§ **Set problem**: Repeat, exactly and only, the lines from the beginning of the data through the line with "74, 77, 80];". Pictures are left out.

§ **Data section**:
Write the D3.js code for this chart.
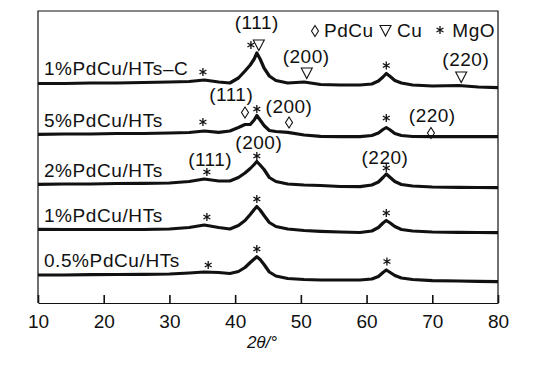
<!DOCTYPE html>
<html>

<head>
  <meta charset="utf-8">
  <style>
    body { margin: 0; background: #fff; }
    text { font-family: "Liberation Sans", Arial, sans-serif; fill: #111; }
  </style>
</head>

<body>
  <script src="https://d3js.org/d3.v7.min.js"></script>
  <script>
    // 2theta grid (deg) shared by every pattern
    var twoTheta = [10, 14, 18, 22, 26, 30, 33, 35.3, 37.5, 39.2, 40.5, 41.5, 42.3, 42.9, 43.3, 43.8, 44.4, 45.2, 46.2, 48,
      50.5, 53, 56, 59, 60.8, 61.8, 62.5, 63, 63.6, 64.3, 65.3, 67, 70, 74, 77, 80];

    // stacked intensities (a.u., offsets included)
    var pdcuHtsC = [219.5, 219.5, 220, 220, 220.5, 221, 221.5, 223, 221, 220, 225, 232, 238, 244, 250, 244, 235, 227, 222.5, 220,
      221, 218.5, 218, 218, 219, 222, 226, 229.5, 226.5, 222.5, 220, 218, 217, 217.5, 216, 215.3];
    var pdcu5 = [168.7, 169, 169, 169.5, 169.5, 170, 170.5, 172, 170.7, 172, 175.5, 178.5, 178.5, 183, 187.5, 183, 177.5, 172.5, 171.5, 170.7,
      168, 166.7, 166.3, 166.3, 167.5, 170, 173.5, 175.5, 173, 169.5, 167.5, 166.5, 166.3, 166.3, 166.3, 166.3];
    var pdcu2 = [118.7, 119, 119, 119.5, 119.7, 120, 121.5, 124, 122, 122, 125.5, 130, 134.5, 138.5, 141.5, 138, 133.5, 125.5, 121.5, 119,
      118, 117.5, 116.5, 116.3, 118, 121, 125.5, 129, 125.5, 121.5, 118.5, 117, 116, 115.7, 115.5, 115.3];
    var pdcu1 = [73.7, 73.5, 73.5, 73.5, 73.5, 74, 75.5, 78, 75.5, 74, 77.5, 82.5, 88.5, 93.5, 96.5, 93, 87.5, 80.5, 76.5, 74,
      72.5, 71.7, 71, 70.5, 72, 75.5, 80, 82.5, 80, 76.5, 73.5, 72, 71, 70.7, 70.5, 70.3];
    var pdcu05 = [28, 28, 28.3, 28.5, 28.7, 29, 30, 31, 30.5, 29.5, 31.5, 35.5, 40.5, 44, 46.3, 43.5, 38.5, 31, 27, 24.5,
      23.5, 23, 23, 23, 24, 26.5, 30.5, 33, 30.5, 27.5, 25, 23.5, 22.3, 22, 21.7, 21.3];

    var seriesNames = ["1%PdCu/HTs\u2013C", "5%PdCu/HTs", "2%PdCu/HTs", "1%PdCu/HTs", "0.5%PdCu/HTs"];
    var seriesValues = [pdcuHtsC, pdcu5, pdcu2, pdcu1, pdcu05];
    var labelLevel = [228, 176.5, 126.5, 81.5, 36.5];

    var xTicks = [10, 20, 30, 40, 50, 60, 70, 80];

    // phase markers [2theta, level]
    var mgoMarks = [[35.1, 231], [42.4, 258], [63, 237.5],
      [35.1, 181], [43.3, 194], [63, 185],
      [35.7, 131], [43.3, 147], [63, 135],
      [35.7, 86], [43.3, 104], [63, 90],
      [35.9, 38], [43.3, 54], [63.1, 41.5]];
    var cuMarks = [[43.6, 258], [50.9, 230], [74.4, 226]];
    var pdcuMarks = [[41.5, 190.5], [48.2, 180.5], [69.8, 170]];
    // hkl labels [text, 2theta, level]
    var hklLabels = [["(111)", 43.3, 274], ["(200)", 50.8, 240], ["(220)", 75.1, 237],
      ["(111)", 39.4, 202], ["(200)", 48.2, 190], ["(220)", 70, 181],
      ["(111)", 36.2, 137], ["(200)", 43.6, 154], ["(220)", 62.8, 139]];

    var margin = { top: 11, left: 38, right: 39, bottom: 63 },
      width = 537 - margin.left - margin.right,
      height = 366 - margin.top - margin.bottom;

    var svg = d3.select("body").append("svg")
      .attr("width", 537)
      .attr("height", 366)
      .append("g")
      .attr("transform", "translate(" + margin.left + "," + margin.top + ")");

    var x = d3.scaleLinear().domain([10, 80]).range([0, width]);
    var y = d3.scaleLinear().domain([0, height]).range([height, 0]);

    var line = d3.line()
      .x(function(d, i) { return x(twoTheta[i]); })
      .y(function(d) { return y(d); });

    svg.selectAll(".trace")
      .data(seriesValues)
      .enter().append("path")
      .attr("class", "trace")
      .attr("d", line)
      .attr("fill", "none")
      .attr("stroke", "#111")
      .attr("stroke-width", 3.2)
      .attr("stroke-linejoin", "round");

    // frame
    svg.append("path")
      .attr("d", "M0," + height + "V0H" + width + "V" + height)
      .attr("fill", "none")
      .attr("stroke", "#111")
      .attr("stroke-width", 1.2);

    var xAxis = svg.append("g")
      .attr("transform", "translate(0," + height + ")")
      .call(d3.axisBottom(x).tickValues(xTicks).tickSizeInner(-8).tickSizeOuter(0).tickPadding(11.5));
    xAxis.select(".domain").attr("stroke", "#111").attr("stroke-width", 1.2);
    xAxis.selectAll(".tick line").attr("stroke", "#111").attr("stroke-width", 1.6);
    xAxis.selectAll(".tick text")
      .style("font-family", "'Liberation Sans', Arial, sans-serif")
      .style("font-size", "19px")
      .attr("fill", "#111");

    svg.append("text")
      .attr("x", 224)
      .attr("y", 337)
      .attr("text-anchor", "middle")
      .style("font-size", "17px")
      .style("font-style", "italic")
      .text("2\u03b8/\u00b0");

    // series names
    svg.selectAll(".name")
      .data(seriesNames)
      .enter().append("text")
      .attr("class", "name")
      .attr("x", x(10.9))
      .attr("y", function(d, i) { return y(labelLevel[i]); })
      .style("font-size", "19px")
      .style("letter-spacing", "0.6px")
      .text(function(d) { return d; });

    svg.selectAll(".hkl")
      .data(hklLabels)
      .enter().append("text")
      .attr("class", "hkl")
      .attr("x", function(d) { return x(d[1]); })
      .attr("y", function(d) { return y(d[2]); })
      .attr("text-anchor", "middle")
      .style("font-size", "19px")
      .style("letter-spacing", "0.5px")
      .text(function(d) { return d[0]; });

    var star = "M0,-4V4M-3.46,-2L3.46,2M-3.46,2L3.46,-2";
    var tri = "M-5.5,-5L5.5,-5L0,5.5Z";
    var diamond = "M0,-5.5L3.5,0L0,5.5L-3.5,0Z";

    function marks(data, shape, sw) {
      svg.append("g").selectAll("path")
        .data(data)
        .enter().append("path")
        .attr("transform", function(d) { return "translate(" + x(d[0]) + "," + y(d[1]) + ")"; })
        .attr("d", shape)
        .attr("fill", "none")
        .attr("stroke", "#111")
        .attr("stroke-width", sw);
    }
    marks(mgoMarks, star, 1.3);
    marks(cuMarks, tri, 1.1);
    marks(pdcuMarks, diamond, 1.1);

    // legend
    var legend = svg.append("g");
    legend.append("path").attr("transform", "translate(277,20)").attr("d", diamond)
      .attr("fill", "none").attr("stroke", "#111").attr("stroke-width", 1.1);
    legend.append("text").attr("x", 286).attr("y", 25.5).style("font-size", "19px").style("letter-spacing", "0.5px").text("PdCu");
    legend.append("path").attr("transform", "translate(347.5,19.5)").attr("d", tri)
      .attr("fill", "none").attr("stroke", "#111").attr("stroke-width", 1.1);
    legend.append("text").attr("x", 359).attr("y", 25.5).style("font-size", "19px").style("letter-spacing", "0.5px").text("Cu");
    legend.append("path").attr("transform", "translate(402,19)").attr("d", star)
      .attr("fill", "none").attr("stroke", "#111").attr("stroke-width", 1.3);
    legend.append("text").attr("x", 457).attr("y", 25.5).attr("text-anchor", "end").style("font-size", "19px").style("letter-spacing", "0.5px").text("MgO");
  </script>
</body>

</html>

§ **Response to the task**:
Write the D3.js code for this chart.
<!DOCTYPE html>
<html>

<head>
  <meta charset="utf-8">
  <style>
    body { margin: 0; background: #fff; }
    text { font-family: "Liberation Sans", Arial, sans-serif; fill: #111; }
  </style>
</head>

<body>
  <script src="https://d3js.org/d3.v7.min.js"></script>
  <script>
    // 2theta grid (deg) shared by every pattern
    var twoTheta = [10, 14, 18, 22, 26, 30, 33, 35.3, 37.5, 39.2, 40.5, 41.5, 42.3, 42.9, 43.3, 43.8, 44.4, 45.2, 46.2, 48,
      50.5, 53, 56, 59, 60.8, 61.8, 62.5, 63, 63.6, 64.3, 65.3, 67, 70, 74, 77, 80];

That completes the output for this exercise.